Redakteurin in der Wirtschaft, zuständig für „Jugend schreibt“.
Ein Jugendturnier als Steilvorlage für Fairplay? Mitnichten. Ehrgeizlinge übertrumpfen sich und walzen Gegner rhetorisch nieder. Sie sind Naturtalente im „Winning Dirty“, darin, mit schmutzigen Tricks und Täuschungen den anderen zu verunsichern, ihm Verliererprognosen vorzuhalten, Fehler zu unterstellen, wendig zu lügen – je nachdem, was fürs eigene Kind gerade von Vorteil ist, war der Ball mal vor, mal hinter der Linie.

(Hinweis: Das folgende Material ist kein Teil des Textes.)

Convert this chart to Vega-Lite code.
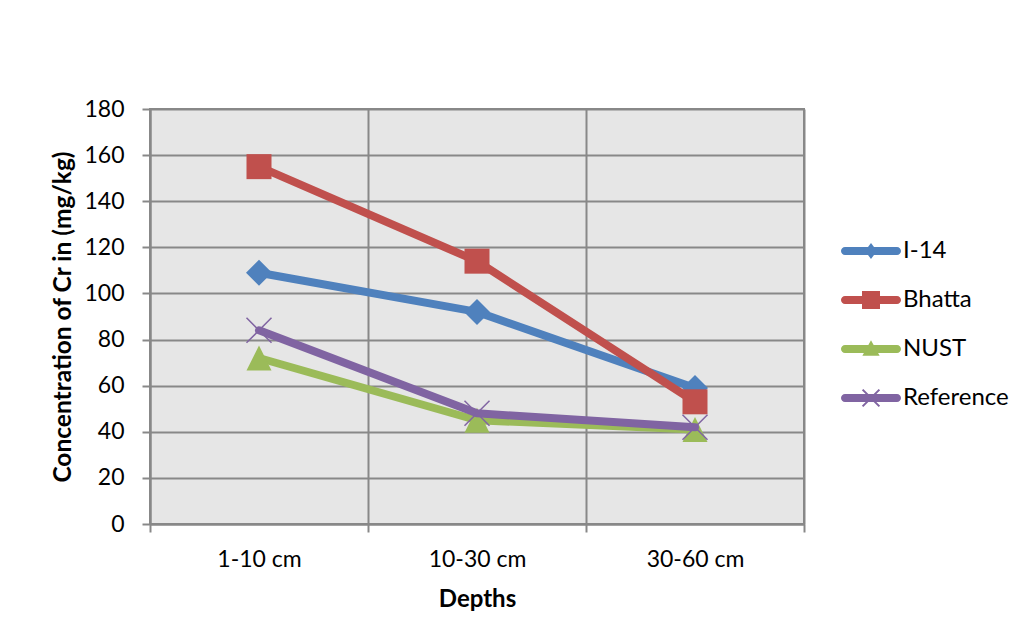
{
  "$schema": "https://vega.github.io/schema/vega-lite/v6.json",
  "width": 654,
  "height": 415,
  "autosize": {"type": "none"},
  "padding": {"left": 150, "top": 109, "right": 230, "bottom": 108},
  "background": "white",
  "data": {
    "values": [
      {"series": "I-14", "depth": "1-10 cm", "cr": 109},
      {"series": "I-14", "depth": "10-30 cm", "cr": 92},
      {"series": "I-14", "depth": "30-60 cm", "cr": 59},
      {"series": "Bhatta", "depth": "1-10 cm", "cr": 155},
      {"series": "Bhatta", "depth": "10-30 cm", "cr": 114},
      {"series": "Bhatta", "depth": "30-60 cm", "cr": 53},
      {"series": "NUST", "depth": "1-10 cm", "cr": 72},
      {"series": "NUST", "depth": "10-30 cm", "cr": 45},
      {"series": "NUST", "depth": "30-60 cm", "cr": 41},
      {"series": "Reference", "depth": "1-10 cm", "cr": 84},
      {"series": "Reference", "depth": "10-30 cm", "cr": 48},
      {"series": "Reference", "depth": "30-60 cm", "cr": 42}
    ]
  },
  "config": {
    "font": "Lato",
    "view": {"fill": "#e6e6e6", "stroke": "#888888", "strokeWidth": 2},
    "axis": {
      "domainColor": "#888888",
      "domainWidth": 2,
      "tickColor": "#888888",
      "tickWidth": 2,
      "tickSize": 8,
      "gridColor": "#888888",
      "gridWidth": 2,
      "labelFont": "Lato",
      "labelFontSize": 23,
      "labelColor": "#000000",
      "titleFont": "Lato",
      "titleFontWeight": "bold",
      "titleFontSize": 24,
      "titleColor": "#000000"
    }
  },
  "encoding": {
    "x": {
      "field": "depth",
      "type": "nominal",
      "sort": ["1-10 cm", "10-30 cm", "30-60 cm"],
      "bandPosition": 0.5,
      "scale": {"type": "band", "paddingInner": 0, "paddingOuter": 0},
      "axis": {
        "title": "Depths",
        "labelAngle": 0,
        "tickBand": "extent",
        "grid": true,
        "labelPadding": 16,
        "titlePadding": 16
      }
    },
    "y": {
      "field": "cr",
      "type": "quantitative",
      "scale": {"domain": [0, 180], "nice": false, "zero": true},
      "axis": {
        "title": "Concentration of Cr in (mg/kg)",
        "titleFontSize": 24.5,
        "values": [0, 20, 40, 60, 80, 100, 120, 140, 160, 180],
        "labelPadding": 18,
        "titlePadding": 8
      }
    },
    "color": {
      "field": "series",
      "type": "nominal",
      "sort": ["I-14", "Bhatta", "NUST", "Reference"],
      "scale": {
        "domain": ["I-14", "Bhatta", "NUST", "Reference"],
        "range": ["#4F81BD", "#C0504D", "#9BBB59", "#8064A2"]
      },
      "legend": {
        "title": null,
        "orient": "none",
        "legendX": 697,
        "legendY": 118,
        "padding": 0,
        "symbolSize": 2304,
        "rowPadding": 13,
        "labelOffset": 8,
        "labelFont": "Lato",
        "labelFontSize": 24,
        "labelColor": "#000000",
        "encode": {
          "symbols": {
            "update": {
              "shape": {
                "signal": "(datum.value === 'I-14' ? 'M0,-0.33L0.25,0L0,0.33L-0.25,0Z' : datum.value === 'Bhatta' ? 'M-0.375,-0.375L0.375,-0.375L0.375,0.375L-0.375,0.375Z' : datum.value === 'NUST' ? 'M0,-0.36L0.36,0.28L-0.36,0.28Z' : 'M-0.32,-0.38L0.38,0.32L0.32,0.38L-0.38,-0.32ZM-0.38,0.32L0.32,-0.38L0.38,-0.32L-0.32,0.38Z') + 'M-1.083,-0.167L1.083,-0.167A0.167,0.167 0 0 1 1.083,0.167L-1.083,0.167A0.167,0.167 0 0 1 -1.083,-0.167Z'"
              },
              "fill": {"scale": "color", "field": "value"},
              "stroke": {"value": null},
              "strokeWidth": {"value": 0},
              "opacity": {"value": 1},
              "fillOpacity": {"value": 1}
            }
          }
        }
      }
    }
  },
  "layer": [
    {
      "transform": [{"filter": "datum.series === 'I-14'"}],
      "mark": {"type": "line", "strokeWidth": 8, "strokeCap": "round", "strokeJoin": "round"}
    },
    {
      "transform": [{"filter": "datum.series === 'I-14'"}],
      "mark": {"type": "point", "shape": "diamond", "size": 676, "filled": true, "opacity": 1}
    },
    {
      "transform": [{"filter": "datum.series === 'Bhatta'"}],
      "mark": {"type": "line", "strokeWidth": 8, "strokeCap": "round", "strokeJoin": "round"}
    },
    {
      "transform": [{"filter": "datum.series === 'Bhatta'"}],
      "mark": {"type": "point", "shape": "square", "size": 625, "filled": true, "opacity": 1}
    },
    {
      "transform": [{"filter": "datum.series === 'NUST'"}],
      "mark": {"type": "line", "strokeWidth": 8, "strokeCap": "round", "strokeJoin": "round"}
    },
    {
      "transform": [{"filter": "datum.series === 'NUST'"}],
      "mark": {"type": "point", "shape": "M0,-1L1,1L-1,1Z", "size": 625, "filled": true, "opacity": 1}
    },
    {
      "transform": [{"filter": "datum.series === 'Reference'"}],
      "mark": {"type": "line", "strokeWidth": 8, "strokeCap": "round", "strokeJoin": "round"}
    },
    {
      "transform": [{"filter": "datum.series === 'Reference'"}],
      "mark": {"type": "point", "shape": "M-1,-1L1,1M-1,1L1,-1", "size": 625, "filled": false, "strokeWidth": 1.5, "opacity": 1}
    }
  ]
}
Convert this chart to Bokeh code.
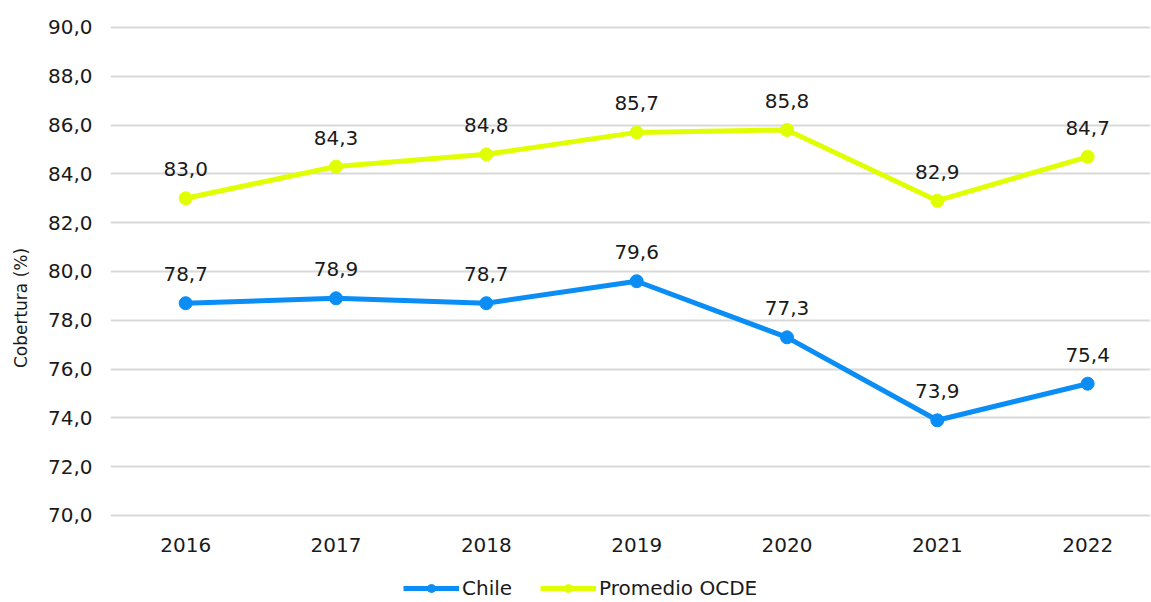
from bokeh.plotting import figure
from bokeh.models import FixedTicker, Range1d, Legend, LegendItem, ColumnDataSource
from bokeh.core.properties import value
from bokeh.embed import file_html
from bokeh.resources import INLINE

years = ["2016", "2017", "2018", "2019", "2020", "2021", "2022"]
chile = [78.7, 78.9, 78.7, 79.6, 77.3, 73.9, 75.4]
ocde = [83.0, 84.3, 84.8, 85.7, 85.8, 82.9, 84.7]
y_ticks = [70, 72, 74, 76, 78, 80, 82, 84, 86, 88, 90]
y_min = y_ticks[0]

FONT = "DejaVu Sans"
BLUE = "#0A8EF5"
YELLOW = "#E0FF00"

def fmt(v):
    return f"{v:.1f}".replace(".", ",")

xs = list(range(len(years)))

p = figure(width=1150, height=600, output_backend="svg", toolbar_location=None,
           x_range=Range1d(-0.5, 6.418), y_range=Range1d(66.515, 90.49),
           min_border_left=110, min_border_right=0, min_border_top=15, min_border_bottom=0)
p.outline_line_color = None
p.background_fill_color = "white"

p.xaxis.visible = False
p.yaxis.ticker = FixedTicker(ticks=y_ticks)
p.yaxis.major_label_overrides = {t: fmt(t) for t in y_ticks}
ax = p.yaxis[0]
ax.axis_line_color = None
ax.major_tick_line_color = None
ax.minor_tick_line_color = None
ax.major_label_text_font = FONT
ax.major_label_text_font_size = "20px"
ax.major_label_text_color = "#1a1a1a"
ax.major_label_standoff = 12
ax.axis_label = "Cobertura (%)"
ax.axis_label_text_font = FONT
ax.axis_label_text_font_size = "17px"
ax.axis_label_text_font_style = "normal"
ax.axis_label_text_color = "#1a1a1a"
ax.axis_label_standoff = 14
p.xgrid.grid_line_color = None
p.ygrid.grid_line_color = "#D9D9D9"
p.ygrid.grid_line_width = 2
p.ygrid.ticker = FixedTicker(ticks=y_ticks)

# category (year) labels under the 70,0 baseline
p.text(x=xs, y=[y_min] * len(xs), text=years, text_align="center", text_baseline="middle",
       y_offset=30, text_font=value(FONT), text_font_size="20px", text_color="#1a1a1a")

items = []
for name, vals, col in (("Chile", chile, BLUE), ("Promedio OCDE", ocde, YELLOW)):
    src = ColumnDataSource(dict(x=xs, y=vals, lab=[fmt(v) for v in vals]))
    r1 = p.line("x", "y", source=src, line_color=col, line_width=5)
    r2 = p.scatter("x", "y", source=src, size=13, fill_color=col, line_color=col)
    p.text("x", "y", text="lab", source=src, text_align="center", text_baseline="bottom",
           y_offset=-22, text_font=value(FONT), text_font_size="20px", text_color="#1a1a1a")
    items.append(LegendItem(label=name, renderers=[r1, r2]))

legend = Legend(items=items, orientation="horizontal", location=(293, 0),
                label_text_font=FONT, label_text_font_size="20px", label_text_color="#1a1a1a",
                glyph_width=56, glyph_height=20, label_standoff=3, spacing=28,
                border_line_color=None, background_fill_alpha=0, padding=0, margin=0)
p.add_layout(legend)

open("out.html", "w").write(file_html(p, INLINE))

Beileibe geht es hier nicht um Fitness oder Freude, sondern ums Bootcamp fürs Büro. Papa feuert an: „Ich sag’s dir, Paul. Durchsetzen ist alles, das erlebe ich jeden Tag in der Firma.“ Mutti keift: „Lass dir nichts gefallen, du bist der Chef auf dem Platz, dafür reicht es bei Leo nicht.“ Das moralisch-miese Amateur-Match spielt sich in einer Kleinstadt im Niederbayrischen ab. Dabei geht es nicht mal um einen Pille-Palle-Pokal.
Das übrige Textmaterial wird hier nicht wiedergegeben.